▶ [Task to complete]
Transcribe every entry below word for word, but skip the pictures.

Figure scripts:
┄┄┄┄┄┄

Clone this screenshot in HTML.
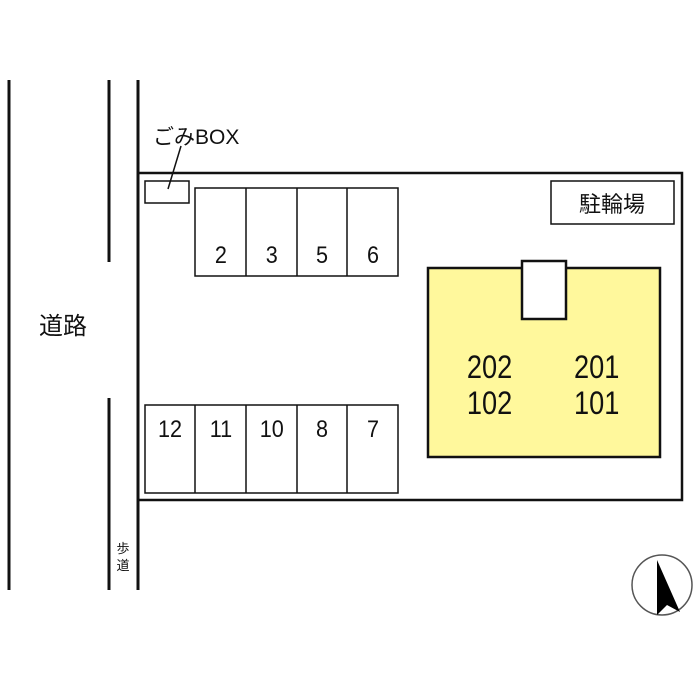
<!DOCTYPE html>
<html><head><meta charset="utf-8"><style>
body{margin:0;background:#fff}
svg{display:block}
text{font-family:"Liberation Sans","Noto Sans CJK JP",sans-serif;fill:#111}
</style></head><body>
<svg width="700" height="700" viewBox="0 0 700 700">
<g stroke="#111" fill="none">
<line x1="9" y1="80" x2="9" y2="590" stroke-width="3"/>
<line x1="109" y1="80" x2="109" y2="262" stroke-width="3"/>
<line x1="109" y1="398" x2="109" y2="590" stroke-width="3"/>
<line x1="138" y1="80" x2="138" y2="590" stroke-width="3"/>
<polyline points="138,173 682,173 682,500 138,500" stroke-width="2.5"/>
<rect x="145" y="181" width="44" height="22" stroke-width="1.5"/>
<line x1="181" y1="146" x2="168" y2="189" stroke-width="1.5"/>
<rect x="195" y="188" width="203" height="88" stroke-width="1.5"/>
<line x1="246" y1="188" x2="246" y2="276" stroke-width="1.5"/>
<line x1="297" y1="188" x2="297" y2="276" stroke-width="1.5"/>
<line x1="347" y1="188" x2="347" y2="276" stroke-width="1.5"/>
<rect x="145" y="405" width="253" height="88" stroke-width="1.5"/>
<line x1="195" y1="405" x2="195" y2="493" stroke-width="1.5"/>
<line x1="246" y1="405" x2="246" y2="493" stroke-width="1.5"/>
<line x1="297" y1="405" x2="297" y2="493" stroke-width="1.5"/>
<line x1="347" y1="405" x2="347" y2="493" stroke-width="1.5"/>
<rect x="551" y="181" width="123" height="43" stroke-width="1.5"/>
<rect x="428" y="268" width="232" height="189" fill="#fff89c" stroke-width="2.5"/>
<rect x="522" y="261" width="44" height="58" fill="#fff" stroke-width="2.5"/>
<circle cx="662" cy="585" r="30" stroke="#555" stroke-width="1.5"/>
</g>
<polygon points="657,560 657,615 667,605 680,612" fill="#000"/>
<text x="153" y="144" font-size="21">ごみBOX</text>
<g font-size="24" text-anchor="middle" transform="scale(0.9,1)">
<text x="245.5" y="263">2</text><text x="302" y="263">3</text><text x="357.8" y="263">5</text><text x="414.4" y="263">6</text>
<text x="188.9" y="437">12</text><text x="245.5" y="437">11</text><text x="302" y="437">10</text><text x="357.8" y="437">8</text><text x="414.4" y="437">7</text>
</g>
<text x="612" y="212" font-size="22" text-anchor="middle">駐輪場</text>
<g font-size="32" text-anchor="middle" transform="scale(0.85,1)">
<text x="576" y="378">202</text><text x="702" y="378">201</text>
<text x="576" y="414">102</text><text x="702" y="414">101</text>
</g>
<text x="63" y="334" font-size="24" text-anchor="middle">道路</text>
<text x="123" y="553" font-size="13" text-anchor="middle">歩</text>
<text x="123" y="570" font-size="13" text-anchor="middle">道</text>
</svg>
</body></html>
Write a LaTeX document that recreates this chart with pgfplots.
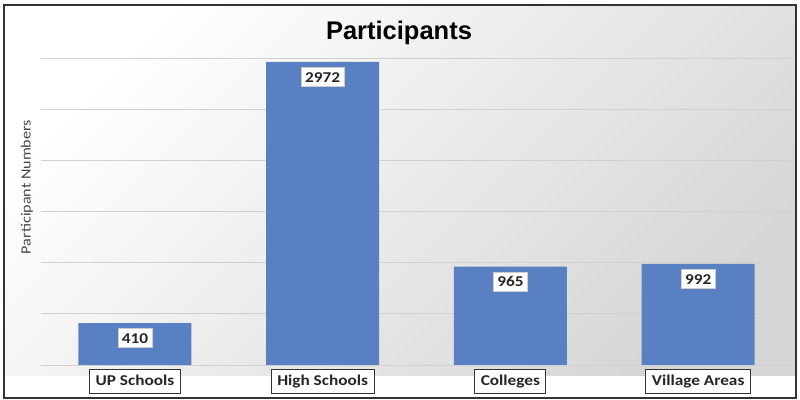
\documentclass[border=0pt]{standalone}
\usepackage{pgfplots}
\pgfplotsset{compat=1.18}
\usepackage{fontspec}
\setmainfont{Carlito}
\newfontfamily\labfont[FakeStretch=1.15]{Carlito}
\newfontfamily\titlefont{Liberation Sans}
\definecolor{barblue}{RGB}{90,128,196}
\definecolor{framegray}{RGB}{51,51,51}
\definecolor{gridgray}{RGB}{208,208,208}
\definecolor{labgray}{RGB}{70,70,70}
\begin{document}
\begin{tikzpicture}
\path (-41bp,-35bp) rectangle (759bp,365bp);
\shade[top color=white, bottom color=black!16, shading angle=45] (-37bp,-10bp) rectangle (755bp,360bp);
\begin{axis}[
  at={(0,0)}, anchor=south west,
  scale only axis, width=751bp, height=306bp,
  xmin=-0.5, xmax=3.5, ymin=0, ymax=3000,
  axis line style={draw=none},
  ytick={0,500,...,3000}, yticklabels={},
  ymajorgrids, grid style={gridgray, line width=1bp},
  major tick length=0pt,
  xtick={0,1,2,3},
  xticklabels={UP Schools, High Schools, Colleges, Village Areas},
  xticklabel style={font=\labfont\bfseries\fontsize{15bp}{18bp}\selectfont,
    draw=framegray, line width=1bp, fill=white, inner xsep=6bp, inner ysep=5bp,
    text height=11bp, text depth=3bp, anchor=north, yshift=-4bp, text=black!85},
  bar width=113bp,
  nodes near coords={\pgfmathprintnumber[assume math mode=true, 1000 sep={}]{\pgfplotspointmeta}},
  every node near coord/.append style={anchor=north, yshift=-5bp, fill=white, draw=gray!40,
    font=\labfont\bfseries\fontsize{15bp}{18bp}\selectfont, inner xsep=4bp, inner ysep=4bp,
    text height=11bp, text depth=0bp, text=black!85},
]
\addplot[ybar, fill=barblue, draw=none] coordinates {(0,410) (1,2972) (2,965) (3,992)};
\end{axis}
\node[rotate=90, font=\labfont\fontsize{14bp}{16bp}\selectfont, text=labgray] at (-14bp,178bp) {Participant Numbers};
\node[anchor=base, font=\titlefont\bfseries\fontsize{25.5bp}{30bp}\selectfont] at (358bp,325bp) {Participants};
\draw[framegray, line width=2bp] (-37bp,-33bp) rectangle (755bp,360bp);
\end{tikzpicture}
\end{document}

┄┄┄┄┄┄

▶ [Output for this task]
Clone this screenshot in HTML.
<!DOCTYPE html>
<html><head><meta charset="utf-8"><style>
body{margin:0;background:#fff}
svg{display:block}
text{font-family:"Liberation Sans","Noto Sans CJK JP",sans-serif;fill:#111}
</style></head><body>
<svg width="700" height="700" viewBox="0 0 700 700">
<g stroke="#111" fill="none">
<line x1="9" y1="80" x2="9" y2="590" stroke-width="3"/>
<line x1="109" y1="80" x2="109" y2="262" stroke-width="3"/>
<line x1="109" y1="398" x2="109" y2="590" stroke-width="3"/>
<line x1="138" y1="80" x2="138" y2="590" stroke-width="3"/>
<polyline points="138,173 682,173 682,500 138,500" stroke-width="2.5"/>
<rect x="145" y="181" width="44" height="22" stroke-width="1.5"/>
<line x1="181" y1="146" x2="168" y2="189" stroke-width="1.5"/>
<rect x="195" y="188" width="203" height="88" stroke-width="1.5"/>
<line x1="246" y1="188" x2="246" y2="276" stroke-width="1.5"/>
<line x1="297" y1="188" x2="297" y2="276" stroke-width="1.5"/>
<line x1="347" y1="188" x2="347" y2="276" stroke-width="1.5"/>
<rect x="145" y="405" width="253" height="88" stroke-width="1.5"/>
<line x1="195" y1="405" x2="195" y2="493" stroke-width="1.5"/>
<line x1="246" y1="405" x2="246" y2="493" stroke-width="1.5"/>
<line x1="297" y1="405" x2="297" y2="493" stroke-width="1.5"/>
<line x1="347" y1="405" x2="347" y2="493" stroke-width="1.5"/>
<rect x="551" y="181" width="123" height="43" stroke-width="1.5"/>
<rect x="428" y="268" width="232" height="189" fill="#fff89c" stroke-width="2.5"/>
<rect x="522" y="261" width="44" height="58" fill="#fff" stroke-width="2.5"/>
<circle cx="662" cy="585" r="30" stroke="#555" stroke-width="1.5"/>
</g>
<polygon points="657,560 657,615 667,605 680,612" fill="#000"/>
<text x="153" y="144" font-size="21">ごみBOX</text>
<g font-size="24" text-anchor="middle" transform="scale(0.9,1)">
<text x="245.5" y="263">2</text><text x="302" y="263">3</text><text x="357.8" y="263">5</text><text x="414.4" y="263">6</text>
<text x="188.9" y="437">12</text><text x="245.5" y="437">11</text><text x="302" y="437">10</text><text x="357.8" y="437">8</text><text x="414.4" y="437">7</text>
</g>
<text x="612" y="212" font-size="22" text-anchor="middle">駐輪場</text>
<g font-size="32" text-anchor="middle" transform="scale(0.85,1)">
<text x="576" y="378">202</text><text x="702" y="378">201</text>
<text x="576" y="414">102</text><text x="702" y="414">101</text>
</g>
<text x="63" y="334" font-size="24" text-anchor="middle">道路</text>
<text x="123" y="553" font-size="13" text-anchor="middle">歩</text>
<text x="123" y="570" font-size="13" text-anchor="middle">道</text>
</svg>
</body></html>
Write a LaTeX document that recreates this chart with pgfplots.
\documentclass[border=0pt]{standalone}
\usepackage{pgfplots}
\pgfplotsset{compat=1.18}
\usepackage{fontspec}
\setmainfont{Carlito}
\newfontfamily\labfont[FakeStretch=1.15]{Carlito}
\newfontfamily\titlefont{Liberation Sans}
\definecolor{barblue}{RGB}{90,128,196}
\definecolor{framegray}{RGB}{51,51,51}
\definecolor{gridgray}{RGB}{208,208,208}
\definecolor{labgray}{RGB}{70,70,70}
\begin{document}
\begin{tikzpicture}
\path (-41bp,-35bp) rectangle (759bp,365bp);
\shade[top color=white, bottom color=black!16, shading angle=45] (-37bp,-10bp) rectangle (755bp,360bp);
\begin{axis}[
  at={(0,0)}, anchor=south west,
  scale only axis, width=751bp, height=306bp,
  xmin=-0.5, xmax=3.5, ymin=0, ymax=3000,
  axis line style={draw=none},
  ytick={0,500,...,3000}, yticklabels={},
  ymajorgrids, grid style={gridgray, line width=1bp},
  major tick length=0pt,
  xtick={0,1,2,3},
  xticklabels={UP Schools, High Schools, Colleges, Village Areas},
  xticklabel style={font=\labfont\bfseries\fontsize{15bp}{18bp}\selectfont,
    draw=framegray, line width=1bp, fill=white, inner xsep=6bp, inner ysep=5bp,
    text height=11bp, text depth=3bp, anchor=north, yshift=-4bp, text=black!85},
  bar width=113bp,
  nodes near coords={\pgfmathprintnumber[assume math mode=true, 1000 sep={}]{\pgfplotspointmeta}},
  every node near coord/.append style={anchor=north, yshift=-5bp, fill=white, draw=gray!40,
    font=\labfont\bfseries\fontsize{15bp}{18bp}\selectfont, inner xsep=4bp, inner ysep=4bp,
    text height=11bp, text depth=0bp, text=black!85},
]
\addplot[ybar, fill=barblue, draw=none] coordinates {(0,410) (1,2972) (2,965) (3,992)};
\end{axis}
\node[rotate=90, font=\labfont\fontsize{14bp}{16bp}\selectfont, text=labgray] at (-14bp,178bp) {Participant Numbers};
\node[anchor=base, font=\titlefont\bfseries\fontsize{25.5bp}{30bp}\selectfont] at (358bp,325bp) {Participants};
\draw[framegray, line width=2bp] (-37bp,-33bp) rectangle (755bp,360bp);
\end{tikzpicture}
\end{document}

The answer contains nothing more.